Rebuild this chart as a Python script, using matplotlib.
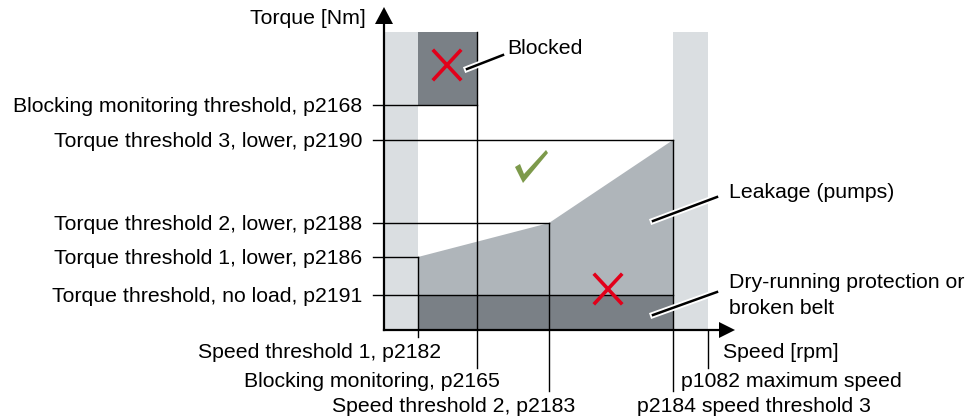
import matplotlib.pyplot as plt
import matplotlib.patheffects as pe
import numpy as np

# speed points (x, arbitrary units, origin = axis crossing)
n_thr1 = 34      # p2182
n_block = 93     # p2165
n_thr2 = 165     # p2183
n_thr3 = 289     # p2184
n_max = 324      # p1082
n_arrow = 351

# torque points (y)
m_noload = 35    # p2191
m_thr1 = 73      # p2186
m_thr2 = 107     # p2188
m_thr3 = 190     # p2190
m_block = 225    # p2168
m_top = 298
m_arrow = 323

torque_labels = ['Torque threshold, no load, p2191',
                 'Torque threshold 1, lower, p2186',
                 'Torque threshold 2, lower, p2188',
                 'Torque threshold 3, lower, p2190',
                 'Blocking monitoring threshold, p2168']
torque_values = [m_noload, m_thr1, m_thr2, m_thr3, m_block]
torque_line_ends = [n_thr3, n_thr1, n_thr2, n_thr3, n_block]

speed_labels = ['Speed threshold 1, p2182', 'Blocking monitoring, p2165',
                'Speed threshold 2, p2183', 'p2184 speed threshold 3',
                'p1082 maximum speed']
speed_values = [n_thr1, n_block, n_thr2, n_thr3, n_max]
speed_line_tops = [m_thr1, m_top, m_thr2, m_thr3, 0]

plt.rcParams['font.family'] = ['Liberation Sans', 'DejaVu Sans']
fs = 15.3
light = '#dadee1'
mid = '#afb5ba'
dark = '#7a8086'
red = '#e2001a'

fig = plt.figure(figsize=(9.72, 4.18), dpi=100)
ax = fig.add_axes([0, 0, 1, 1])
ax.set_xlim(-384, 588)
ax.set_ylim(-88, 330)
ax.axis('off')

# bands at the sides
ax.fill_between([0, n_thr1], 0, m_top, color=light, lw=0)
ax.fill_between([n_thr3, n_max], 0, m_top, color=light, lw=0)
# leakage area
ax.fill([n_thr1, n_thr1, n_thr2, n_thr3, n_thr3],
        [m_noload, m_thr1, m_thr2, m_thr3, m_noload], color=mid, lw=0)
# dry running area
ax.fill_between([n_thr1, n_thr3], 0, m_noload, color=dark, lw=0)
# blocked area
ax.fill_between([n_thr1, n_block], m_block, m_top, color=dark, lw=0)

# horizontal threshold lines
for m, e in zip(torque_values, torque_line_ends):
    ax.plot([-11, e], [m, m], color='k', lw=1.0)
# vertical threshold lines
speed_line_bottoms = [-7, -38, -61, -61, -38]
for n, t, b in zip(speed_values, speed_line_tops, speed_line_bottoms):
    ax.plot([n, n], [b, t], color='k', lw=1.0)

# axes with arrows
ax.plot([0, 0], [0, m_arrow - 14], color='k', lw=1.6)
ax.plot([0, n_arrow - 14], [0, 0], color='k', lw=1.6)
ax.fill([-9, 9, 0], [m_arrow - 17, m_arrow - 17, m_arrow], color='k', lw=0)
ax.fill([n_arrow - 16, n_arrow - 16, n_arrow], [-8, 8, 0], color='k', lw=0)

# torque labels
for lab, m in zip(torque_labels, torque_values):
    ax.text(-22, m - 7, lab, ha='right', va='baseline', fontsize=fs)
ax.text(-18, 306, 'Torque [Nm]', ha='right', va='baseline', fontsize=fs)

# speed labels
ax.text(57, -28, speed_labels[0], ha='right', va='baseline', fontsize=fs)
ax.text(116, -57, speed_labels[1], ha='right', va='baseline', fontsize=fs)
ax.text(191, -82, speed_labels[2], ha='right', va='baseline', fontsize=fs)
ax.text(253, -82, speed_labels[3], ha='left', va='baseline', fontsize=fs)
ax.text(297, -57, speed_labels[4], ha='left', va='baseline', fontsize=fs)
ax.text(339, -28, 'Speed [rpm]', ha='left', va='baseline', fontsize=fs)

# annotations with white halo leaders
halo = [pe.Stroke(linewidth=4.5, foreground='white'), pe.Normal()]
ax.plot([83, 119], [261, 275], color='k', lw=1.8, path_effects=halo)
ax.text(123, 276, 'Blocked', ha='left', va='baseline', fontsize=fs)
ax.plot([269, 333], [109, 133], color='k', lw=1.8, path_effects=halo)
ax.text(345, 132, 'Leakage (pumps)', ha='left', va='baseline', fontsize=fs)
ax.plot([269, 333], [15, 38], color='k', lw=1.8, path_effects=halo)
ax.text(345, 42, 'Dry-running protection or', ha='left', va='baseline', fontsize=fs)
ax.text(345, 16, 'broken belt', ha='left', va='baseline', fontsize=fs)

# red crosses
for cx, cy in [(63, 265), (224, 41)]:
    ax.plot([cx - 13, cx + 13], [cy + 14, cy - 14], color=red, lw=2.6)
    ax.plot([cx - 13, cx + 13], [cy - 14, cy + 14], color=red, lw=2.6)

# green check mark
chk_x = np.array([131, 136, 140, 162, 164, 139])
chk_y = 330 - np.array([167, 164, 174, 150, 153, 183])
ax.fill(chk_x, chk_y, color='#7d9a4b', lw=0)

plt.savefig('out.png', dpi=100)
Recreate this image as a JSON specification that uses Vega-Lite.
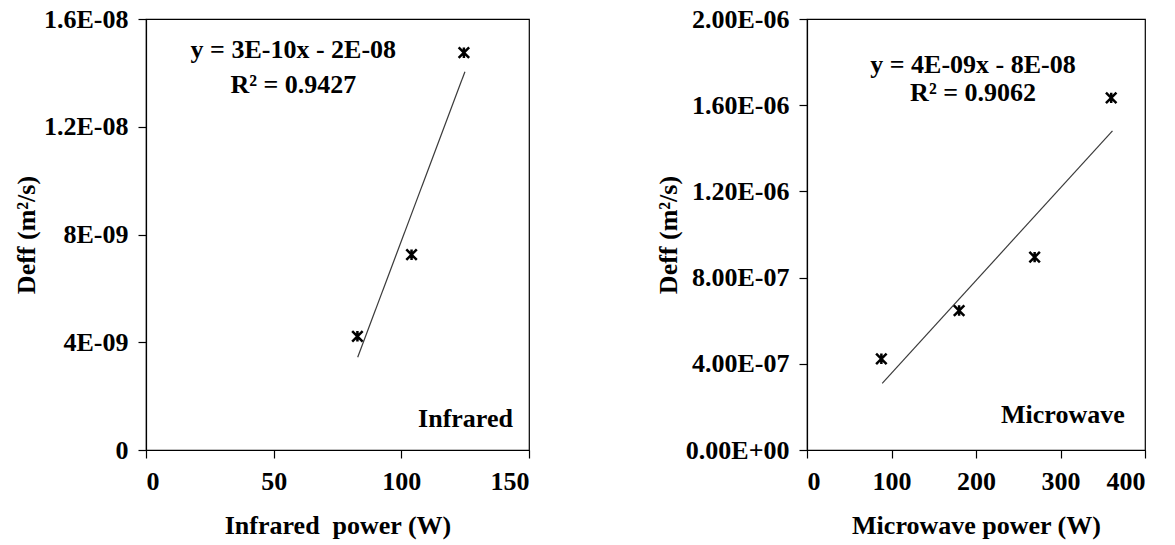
◆ ◆ ◆ ◆ ◆
[EXERCISE] Where a line in the entries holds the word "matplotlib", copy that line.

[RESULT OF THIS EXERCISE]
Rebuild this chart as a Python script, using matplotlib.
import matplotlib.pyplot as plt
import matplotlib.patheffects as pe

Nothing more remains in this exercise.